Dividend Cuts With mREITs Means These High-Yielders Are Strong Options

Includes: AINV, PSEC
by: Hawkinvest

When the Federal Reserve's QE3 program was put into play earlier this year, it caused mortgage rates to drop far enough to make refinancing a smart move for many homeowners. A wave of recent refinancings has caused higher rate mortgages held by many mortgage REIT companies to see prepayments, and that means the profit margins are shrinking. Since mortgage REIT companies pay a high percentage of earnings out to shareholders, a drop in profits can result in an immediate need to cut the dividend.

Many popular mortgage REIT stocks have cut the dividend payout in response to the changing industry dynamics, and the share prices have been under pressure. While it seemed like this sector has stabilized, it might be too soon to invest heavily as fresh concerns about additional dividend cuts have recently surfaced and Haterras Financial (NYSE:HTS) just announced it would cut the quarterly dividend down from 80 cents to 70 cents per share. Famed investor Jeff Gundlach believes the mortgage REIT sector will see additional dividend cuts and quoting him a recent Barron's.com article states:

"I've been negative on mortgage REITs for a while, and I believe that the dividends on agency mortgage REITs are almost certain to be cut further," Gundlach said on Monday. "And in my experience REIT prices do not go up when their dividends are going down."

The risk for mREIT investors is that additional dividend cuts will be required and that a gradual approach of cuts could mean that share prices will continue to drift lower. For example, Annaly Capital Management (NYSE:NLY) has already cut the dividend earlier this year but some believe that more cuts are possible. With uncertainty likely to linger with this sector for a while longer, it makes sense for investors to consider high-yielding stocks that could be ideal alternatives. Some business development companies or "BDC's" offer similar yields but are not coming under pressure to cut dividends. Here are a couple of "BDC's to consider now:

Prospect Capital (NASDAQ:PSEC) is a business development company or "BDC" that invests in a wide range of companies. In stark contrast to the dividend cuts seen in the mortgage REIT sector, this company just announced it would raise the dividend by about 8.2%. Another big advantage of owning this stock is that it pays a dividend every month, while most are paid on a quarterly basis. This provides a more
frequent income stream for investors-- which is ideal since many investors pay their bills monthly and want a more steady income stream. Prospect Capital makes debt and equity investments in a
number of industries which includes healthcare, financial services, energy, and manufacturing. By making investments in many different sectors, this company reduces risks through diversification. This
stock looks attractive because of the high yield, and also because it trades below book value, which is about $10.83 per share. It is also worth noting that insiders have been buying shares recently. On November 15, Brian Oswald (an officer) purchased 19,500 shares in a transaction valued at $198,000 and on November 11, Grier Eliasek (an officer) purchased 9,057 shares in a transaction valued at $95,641.

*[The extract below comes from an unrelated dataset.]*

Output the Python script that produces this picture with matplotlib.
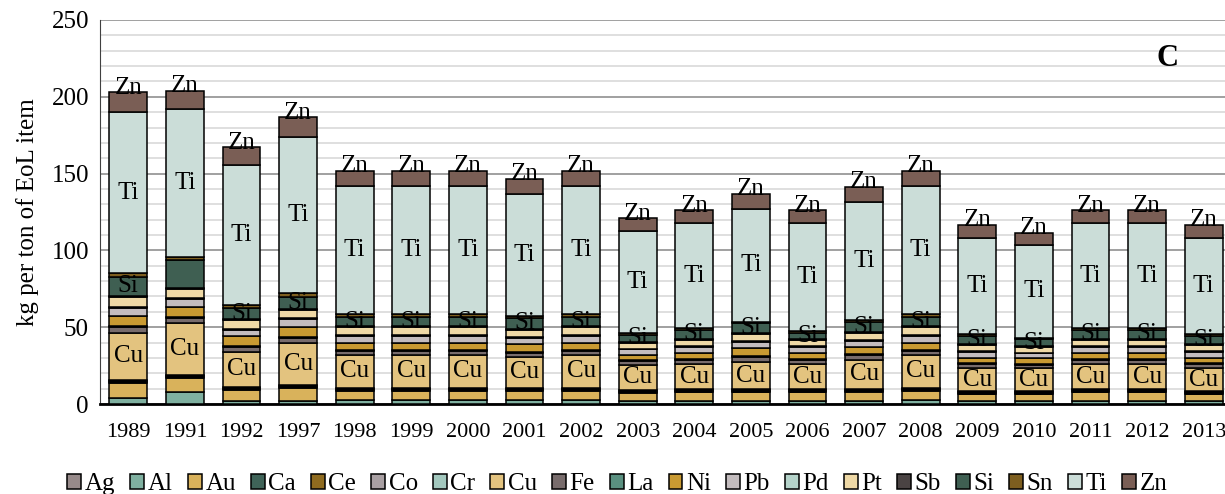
import matplotlib
matplotlib.use('Agg')
import matplotlib.pyplot as plt
import numpy as np

years = ['1989', '1991', '1992', '1997', '1998', '1999', '2000', '2001', '2002', '2003',
         '2004', '2005', '2006', '2007', '2008', '2009', '2010', '2011', '2012', '2013']

# kg per ton of EoL item, stacked bottom -> top in legend order
Ag = [0.3, 0.3, 0.3, 0.3, 0.3, 0.3, 0.3, 0.3, 0.3, 0.3, 0.3, 0.3, 0.3, 0.3, 0.3, 0.3, 0.3, 0.3, 0.3, 0.3]
Al = [3.6, 7.2, 1.5, 1.9, 2.3, 2.3, 2.3, 2.3, 2.3, 1.7, 1.7, 1.7, 1.7, 1.7, 2.3, 1.4, 1.4, 1.7, 1.7, 1.4]
Au = [9.8, 9.4, 7.3, 8.2, 6.1, 6.1, 6.1, 6.1, 6.1, 5.3, 5.6, 5.6, 5.6, 6.0, 6.1, 4.5, 4.5, 5.6, 5.6, 4.5]
Ca = [0.5, 0.5, 0.5, 0.5, 0.5, 0.5, 0.5, 0.5, 0.5, 0.5, 0.5, 0.5, 0.5, 0.5, 0.5, 0.5, 0.5, 0.5, 0.5, 0.5]
Ce = [0.6, 0.6, 0.6, 0.6, 0.6, 0.6, 0.6, 0.6, 0.6, 0.6, 0.6, 0.6, 0.6, 0.6, 0.6, 0.6, 0.6, 0.6, 0.6, 0.6]
Co = [0.4, 0.4, 0.4, 0.4, 0.4, 0.4, 0.4, 0.4, 0.4, 0.4, 0.4, 0.4, 0.4, 0.4, 0.4, 0.4, 0.4, 0.4, 0.4, 0.4]
Cr = [0.5, 0.5, 0.5, 0.5, 0.5, 0.5, 0.5, 0.5, 0.5, 0.5, 0.5, 0.5, 0.5, 0.5, 0.5, 0.5, 0.5, 0.5, 0.5, 0.5]
Cu = [30.5, 33.8, 22.9, 27.3, 21.2, 21.2, 21.2, 20.1, 21.2, 16.1, 16.4, 17.9, 16.4, 18.6, 21.2, 15.0, 15.0, 16.4, 16.4, 15.0]
Fe = [3.8, 3.3, 3.3, 3.3, 2.8, 2.8, 2.8, 2.7, 2.8, 2.8, 2.8, 3.0, 2.8, 3.2, 2.8, 2.8, 2.3, 2.8, 2.8, 2.8]
La = [0.5, 0.5, 0.5, 0.5, 0.5, 0.5, 0.5, 0.5, 0.5, 0.5, 0.5, 0.5, 0.5, 0.5, 0.5, 0.5, 0.5, 0.5, 0.5, 0.5]
Ni = [6.8, 6.7, 6.5, 6.6, 4.8, 4.8, 4.8, 4.9, 4.8, 3.3, 4.1, 5.3, 4.1, 5.0, 4.8, 3.5, 3.7, 4.1, 4.1, 3.5]
Pb = [5.2, 5.2, 3.9, 5.2, 4.3, 4.3, 4.3, 4.1, 4.3, 3.6, 3.9, 4.3, 3.9, 3.9, 4.3, 4.0, 3.3, 3.9, 3.9, 4.0]
Pd = [0.5, 0.5, 0.5, 0.5, 0.5, 0.5, 0.5, 0.5, 0.5, 0.5, 0.5, 0.5, 0.5, 0.5, 0.5, 0.5, 0.5, 0.5, 0.5, 0.5]
Pt = [6.7, 6.1, 6.0, 5.4, 5.2, 5.2, 5.2, 5.0, 5.2, 3.9, 3.9, 4.5, 3.9, 4.3, 5.2, 3.9, 3.5, 3.9, 3.9, 3.9]
Sb = [0.6, 0.6, 0.6, 0.6, 0.6, 0.6, 0.6, 0.6, 0.6, 0.6, 0.6, 0.6, 0.6, 0.6, 0.6, 0.6, 0.6, 0.6, 0.6, 0.6]
Si = [12.4, 18.1, 7.2, 7.9, 6.2, 6.2, 6.2, 6.9, 6.2, 4.4, 5.9, 6.3, 4.2, 7.0, 6.2, 5.4, 4.4, 5.9, 5.9, 5.4]
Sn = [2.6, 1.8, 1.9, 2.6, 1.8, 1.8, 1.8, 1.3, 1.8, 1.5, 1.1, 1.0, 1.3, 1.1, 1.8, 1.0, 1.2, 1.1, 1.1, 1.0]
Ti = [104.7, 96.5, 91.2, 101.7, 83.4, 83.4, 83.4, 79.4, 83.4, 66.1, 68.5, 73.5, 70.0, 76.8, 83.4, 62.6, 60.3, 68.5, 68.5, 62.6]
Zn = [13.0, 12.0, 11.5, 12.6, 9.7, 9.7, 9.7, 9.8, 9.7, 8.4, 8.2, 9.7, 8.2, 9.8, 9.7, 8.5, 7.8, 8.2, 8.2, 8.5]

elements = ['Ag', 'Al', 'Au', 'Ca', 'Ce', 'Co', 'Cr', 'Cu', 'Fe', 'La',
            'Ni', 'Pb', 'Pd', 'Pt', 'Sb', 'Si', 'Sn', 'Ti', 'Zn']
series = [Ag, Al, Au, Ca, Ce, Co, Cr, Cu, Fe, La, Ni, Pb, Pd, Pt, Sb, Si, Sn, Ti, Zn]
colors = ['#978a8a', '#7fb0a0', '#d9b25b', '#3f6358', '#8f6b1f', '#a9a0a3', '#a3c8be',
          '#e3c37f', '#786c6c', '#5a9080', '#c99a32', '#c3bcbe', '#b5d3ca', '#efd9a6',
          '#4a4343', '#3f5f52', '#7d5e1f', '#cbddd8', '#7a5e55']

plt.rcParams['font.family'] = ['Liberation Serif', 'DejaVu Serif']
fs = 18

fig = plt.figure(figsize=(12.25, 4.94), dpi=100)
ax = fig.add_axes([100 / 1225, 90 / 494, 1132 / 1225, 384 / 494])

x = np.arange(len(years))
bottom = np.zeros(len(years))
for name, vals, col in zip(elements, series, colors):
    vals = np.array(vals)
    ax.bar(x, vals, 0.67, bottom=bottom, color=col, edgecolor='black',
           linewidth=1.1, label=name, zorder=3)
    if name in ('Cu', 'Si', 'Ti'):
        for i in x:
            if name == 'Si' and i == 1:
                continue
            ax.text(i, bottom[i] + vals[i] / 2, name, ha='center', va='center',
                    fontsize=fs, zorder=4)
    if name == 'Zn':
        for i in x:
            ax.text(i, bottom[i] + vals[i] + 3, name, ha='center', va='center',
                    fontsize=fs, zorder=4)
    bottom += vals

ax.set_xlim(-0.5, len(years) - 0.5)
ax.set_ylim(0, 250)
ax.set_yticks(np.arange(0, 251, 50))
ax.set_yticks(np.arange(0, 251, 10), minor=True)
ax.grid(axis='y', which='minor', color='#d9d9d9', linewidth=1.2, zorder=0)
ax.grid(axis='y', which='major', color='#a0a0a0', linewidth=1.4, zorder=1)
ax.set_xticks(x)
ax.set_xticklabels(years, fontsize=16)
ax.tick_params(axis='y', which='both', length=0, labelsize=fs, pad=8)
ax.tick_params(axis='x', length=0, pad=14)
for s in ('top', 'right'):
    ax.spines[s].set_visible(False)
ax.spines['left'].set_color('#404040')
ax.spines['bottom'].set_linewidth(2)
ax.set_ylabel('kg per ton of EoL item', fontsize=fs, labelpad=9)

ax.text(0.943, 225, 'C', transform=ax.get_yaxis_transform(),
        fontsize=22, fontweight='bold', ha='center', va='center')

fig.legend(loc='center', bbox_to_anchor=(0.504, 0.02), ncol=19, frameon=False,
           fontsize=fs, handlelength=0.55, handleheight=0.55, handletextpad=0.15,
           columnspacing=0.6, borderaxespad=0)

fig.savefig('out.png', dpi=100)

Here are some key points for PSEC:
Current share price: $10.50
The 52 week range is $9 to $12.25
Earnings estimates for 2012: $1.48 per share
Earnings estimates for 2013: $1.23 per share
Annual dividend: $1.22 per share which yields 11.4%

Apollo Investment Corporation (NASDAQ:AINV) shares have been trending higher, which is a stark contrast to the mortgage REIT sector, since many of those stocks have been trending down. Apollo is another popular business development company and it invests in many industries such as restaurants, food distribution, healthcare, technology and others. By making debt and equity investments it is able to generate profits
through interest payments and from capital gains on the sale of assets. It has even made investments in some well-known publicly-traded companies like Chesapeake Energy Corporation (NYSE:CHK), and Miller Energy Resources (NYSE:MILL), just to name a couple of companies in its portfolio. Apollo has been reporting solid financial results. For the quarter ended on September 30, 2012, it had net investment income of 22 cents per share which compares favorably to the 20.1 cents it earned in the prior quarter. It also saw net asset value jump to $8.46 per share. This level of earnings provides enough coverage for the company to continue paying a 20 cent dividend on a quarterly basis.

Here are some key points for AINV:
Current share price: $8.28
The 52 week range is $5.97 to $8.35
Earnings estimates for 2013: 84 cents per share
Earnings estimates for 2014: 88 cents per share
Annual dividend: 80 cents per share which yields 9.7%

Disclosure: I have no positions in any stocks mentioned, and no plans to initiate any positions within the next 72 hours. I wrote this article myself, and it expresses my own opinions. I am not receiving compensation for it (other than from Seeking Alpha). I have no business relationship with any company whose stock is mentioned in this article.

Disclaimer: Data is sourced from Yahoo Finance. No guarantees or representations are made. Hawkinvest is not a registered investment advisor and does not provide specific investment advice. The information is for
informational purposes only. You should always consult a financial advisor.